Translation of the Values of the Sequence

Now let's show how the values of the sequences correspond to one another.

theorem GenContFract.IntFractPair.exists_succ_get?_stream_of_gcf_of_get?_eq_some {K : Type u_1} [LinearOrderedField K] [FloorRing K] {v : K} {n : ℕ} {gp_n : GenContFract.Pair K} (s_nth_eq : (GenContFract.of v).s.get? n = some gp_n) : ∃ (ifp : GenContFract.IntFractPair K), GenContFract.IntFractPair.stream v (n + 1) = some ifp ∧ ↑ifp.b = gp_n.b

theorem GenContFract.get?_of_eq_some_of_succ_get?_intFractPair_stream {K : Type u_1} [LinearOrderedField K] [FloorRing K] {v : K} {n : ℕ} {ifp_succ_n : GenContFract.IntFractPair K} (stream_succ_nth_eq : GenContFract.IntFractPair.stream v (n + 1) = some ifp_succ_n) : (GenContFract.of v).s.get? n = some { a := 1, b := ↑ifp_succ_n.b }

Shows how the entries of the sequence of the computed continued fraction can be obtained by the integer parts of the stream of integer and fractional parts.

theorem GenContFract.get?_of_eq_some_of_get?_intFractPair_stream_fr_ne_zero {K : Type u_1} [LinearOrderedField K] [FloorRing K] {v : K} {n : ℕ} {ifp_n : GenContFract.IntFractPair K} (stream_nth_eq : GenContFract.IntFractPair.stream v n = some ifp_n) (nth_fr_ne_zero : ifp_n.fr ≠ 0) : (GenContFract.of v).s.get? n = some { a := 1, b := ↑(GenContFract.IntFractPair.of ifp_n.fr⁻¹).b }

Shows how the entries of the sequence of the computed continued fraction can be obtained by the fractional parts of the stream of integer and fractional parts.

theorem GenContFract.of_s_head_aux {K : Type u_1} [LinearOrderedField K] [FloorRing K] (v : K) : (GenContFract.of v).s.get? 0 = (GenContFract.IntFractPair.stream v 1).bind (some ∘ fun (p : GenContFract.IntFractPair K) => { a := 1, b := ↑p.b })

theorem GenContFract.of_s_head {K : Type u_1} [LinearOrderedField K] [FloorRing K] {v : K} (h : Int.fract v ≠ 0) : (GenContFract.of v).s.head = some { a := 1, b := ↑⌊(Int.fract v)⁻¹⌋ }

This gives the first pair of coefficients of the continued fraction of a non-integer v.

theorem GenContFract.of_s_of_int (K : Type u_1) [LinearOrderedField K] [FloorRing K] (a : ℤ) : (GenContFract.of ↑a).s = Stream'.Seq.nil

If a is an integer, then the coefficient sequence of its continued fraction is empty.

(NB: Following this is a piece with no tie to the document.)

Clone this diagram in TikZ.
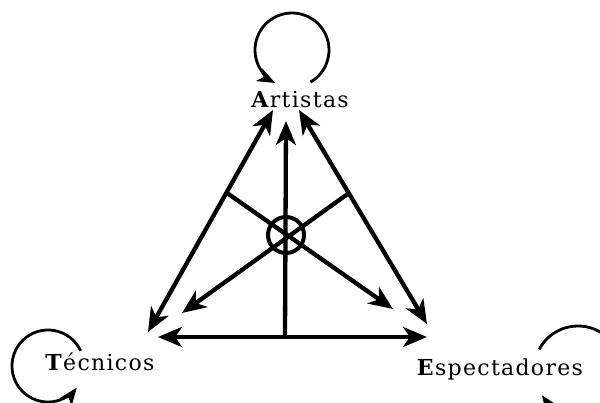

theorem GenContFract.of_s_succ {K : Type u_1} [LinearOrderedField K] [FloorRing K] (v : K) (n : ℕ) : (GenContFract.of v).s.get? (n + 1) = (GenContFract.of (Int.fract v)⁻¹).s.get? n

Recurrence for the GenContFract.of an element v of K in terms of that of the inverse of the fractional part of v.

theorem GenContFract.of_s_tail {K : Type u_1} [LinearOrderedField K] [FloorRing K] (v : K) : (GenContFract.of v).s.tail = (GenContFract.of (Int.fract v)⁻¹).s

This expresses the tail of the coefficient sequence of the GenContFract.of an element v of K as the coefficient sequence of that of the inverse of the fractional part of v.

theorem GenContFract.convs'_of_int (K : Type u_1) [LinearOrderedField K] [FloorRing K] (n : ℕ) (a : ℤ) : (GenContFract.of ↑a).convs' n = ↑a

If a is an integer, then the convs' of its continued fraction expansion are all equal to a.

theorem GenContFract.convs'_succ {K : Type u_1} [LinearOrderedField K] [FloorRing K] (v : K) (n : ℕ) : (GenContFract.of v).convs' (n + 1) = ↑⌊v⌋ + 1 / (GenContFract.of (Int.fract v)⁻¹).convs' n

The recurrence relation for the convs' of the continued fraction expansion of an element v of K in terms of the convergents of the inverse of its fractional part.